Description of the task: Extract everything from the first line through the line with "import * as", both ends included, except for any pictures.

Information supplied:
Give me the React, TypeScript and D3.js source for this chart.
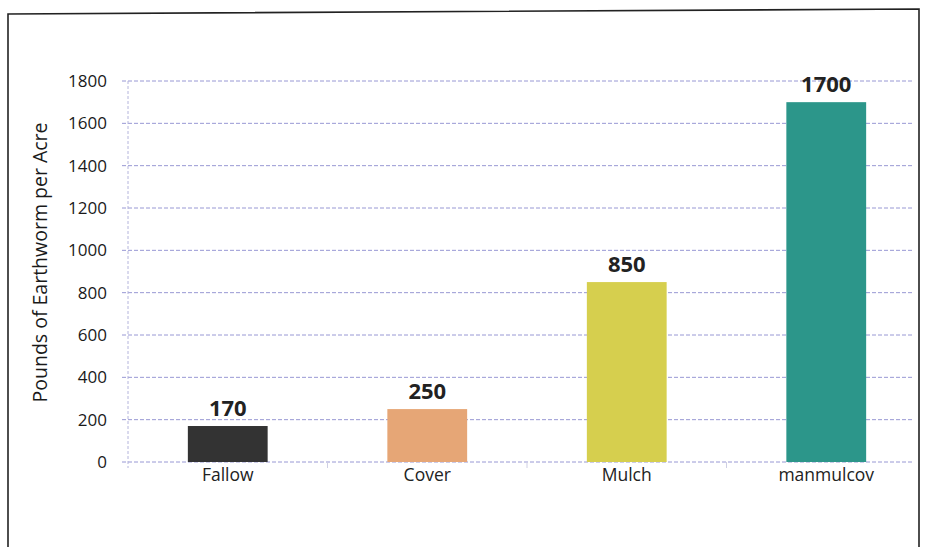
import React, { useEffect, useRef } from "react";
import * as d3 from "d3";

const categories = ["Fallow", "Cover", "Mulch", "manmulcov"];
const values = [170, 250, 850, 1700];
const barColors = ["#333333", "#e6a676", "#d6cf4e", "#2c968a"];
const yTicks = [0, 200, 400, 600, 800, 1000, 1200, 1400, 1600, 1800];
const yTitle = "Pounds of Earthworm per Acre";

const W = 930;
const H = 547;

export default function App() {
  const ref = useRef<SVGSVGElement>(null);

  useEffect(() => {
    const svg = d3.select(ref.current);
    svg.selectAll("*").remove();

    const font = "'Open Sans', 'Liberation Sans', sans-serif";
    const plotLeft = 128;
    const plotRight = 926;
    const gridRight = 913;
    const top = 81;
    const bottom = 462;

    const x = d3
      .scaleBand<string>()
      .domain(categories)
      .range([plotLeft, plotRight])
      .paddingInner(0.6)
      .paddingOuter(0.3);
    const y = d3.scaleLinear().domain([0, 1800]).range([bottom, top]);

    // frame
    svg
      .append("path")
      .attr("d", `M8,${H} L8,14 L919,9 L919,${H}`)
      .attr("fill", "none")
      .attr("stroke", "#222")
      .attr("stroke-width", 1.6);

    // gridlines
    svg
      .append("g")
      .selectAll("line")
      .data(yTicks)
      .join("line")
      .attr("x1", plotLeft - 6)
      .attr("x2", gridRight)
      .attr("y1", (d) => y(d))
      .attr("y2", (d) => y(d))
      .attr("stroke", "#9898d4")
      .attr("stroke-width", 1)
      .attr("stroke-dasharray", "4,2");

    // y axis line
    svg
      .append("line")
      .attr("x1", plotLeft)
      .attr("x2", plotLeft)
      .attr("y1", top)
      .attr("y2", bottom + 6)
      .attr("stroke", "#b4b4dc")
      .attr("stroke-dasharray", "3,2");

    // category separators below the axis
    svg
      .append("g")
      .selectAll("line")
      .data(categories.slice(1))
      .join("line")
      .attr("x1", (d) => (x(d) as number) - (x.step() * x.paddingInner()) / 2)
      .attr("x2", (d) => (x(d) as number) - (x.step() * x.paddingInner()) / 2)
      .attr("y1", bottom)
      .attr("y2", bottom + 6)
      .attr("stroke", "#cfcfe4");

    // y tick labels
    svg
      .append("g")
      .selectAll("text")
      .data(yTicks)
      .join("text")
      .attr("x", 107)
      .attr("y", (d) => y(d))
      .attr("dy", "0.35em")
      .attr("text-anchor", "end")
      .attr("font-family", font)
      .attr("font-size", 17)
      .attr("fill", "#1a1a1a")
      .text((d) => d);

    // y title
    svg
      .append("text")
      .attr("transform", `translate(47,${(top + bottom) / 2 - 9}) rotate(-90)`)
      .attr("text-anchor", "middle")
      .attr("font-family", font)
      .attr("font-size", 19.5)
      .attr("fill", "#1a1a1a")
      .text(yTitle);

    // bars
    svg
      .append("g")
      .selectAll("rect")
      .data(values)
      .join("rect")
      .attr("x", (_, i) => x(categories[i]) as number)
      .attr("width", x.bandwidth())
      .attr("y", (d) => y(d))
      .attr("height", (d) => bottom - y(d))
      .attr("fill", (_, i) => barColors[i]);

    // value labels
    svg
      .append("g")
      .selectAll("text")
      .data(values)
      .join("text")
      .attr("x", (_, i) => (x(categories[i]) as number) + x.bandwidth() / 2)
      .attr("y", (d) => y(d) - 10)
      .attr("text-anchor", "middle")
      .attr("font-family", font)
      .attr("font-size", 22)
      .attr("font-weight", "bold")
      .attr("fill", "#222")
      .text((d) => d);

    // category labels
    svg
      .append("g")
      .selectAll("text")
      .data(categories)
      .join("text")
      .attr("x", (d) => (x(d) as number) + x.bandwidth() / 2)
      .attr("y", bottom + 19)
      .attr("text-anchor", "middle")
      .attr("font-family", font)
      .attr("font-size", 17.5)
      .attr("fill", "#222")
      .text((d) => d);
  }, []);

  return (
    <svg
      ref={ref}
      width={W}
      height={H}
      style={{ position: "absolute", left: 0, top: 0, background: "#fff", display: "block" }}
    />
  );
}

Expected output:
Give me the React, TypeScript and D3.js source for this chart.
import React, { useEffect, useRef } from "react";
import * as d3 from "d3";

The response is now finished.